Colombia opens peace talks with ELN rebels
Members of Colombia's ELN left-wing rebel group and government negotiators have begun talks seeking to end more than five decades of conflict
Colombia opened peace talks on Tuesday with its last active rebel group, the National Liberation Army (ELN), seeking to end a 53-year conflict that has killed more than 260,000 people.
The negotiations mark a new milestone in the Colombian peace process, after President Juan Manuel Santos's government sealed a historic accord with the country's largest rebel group, the Revolutionary Armed Forces of Colombia (FARC), in November.
The government and the ELN are now seeking to bring "complete peace" to Colombia, the representative for host country Ecuador, Juan Meriguet, said.
The negotiations were launched at a ceremony in the capital of Ecuador, Quito, where the talks will be held.
"We have before us the opportunity to finally turn the page on this war," the government's chief negotiator, Juan Camilo Restrepo, said.
But experts warn the ELN will be a tougher negotiating partner than the FARC.
Restrepo warned the rebels that if they fail to give up kidnapping, "it will be very difficult to advance."

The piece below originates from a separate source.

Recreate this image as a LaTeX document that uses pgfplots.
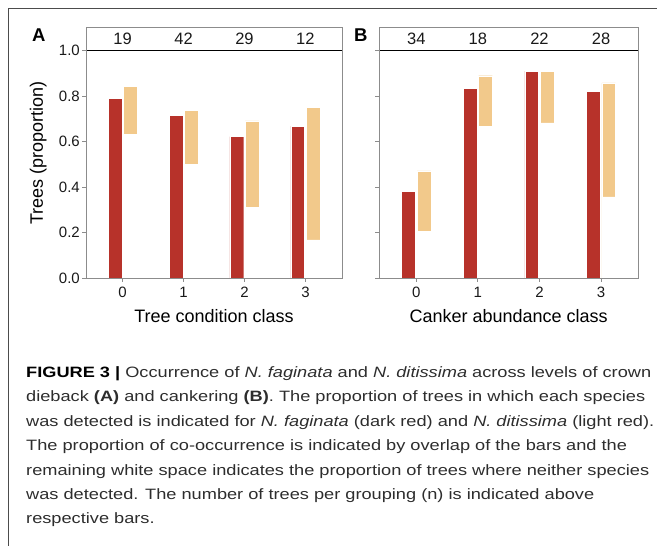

The chief ELN negotiator, Pablo Beltran, urged both sides to rally around the points that united them and leave aside their differences. He called on the government to "take responsibility" for its actions during the conflict, saying the rebels were prepared to do the same.
Restrepo added that he expected to draw from the lessons of the negotiations with the FARC to reach a peace accord with the ELN.
November's landmark peace accord with the FARC, the oldest and largest rebel group, left the ELN as the last active guerrilla insurgency.
It has an estimated 1,500 fighters, mostly in the north and west.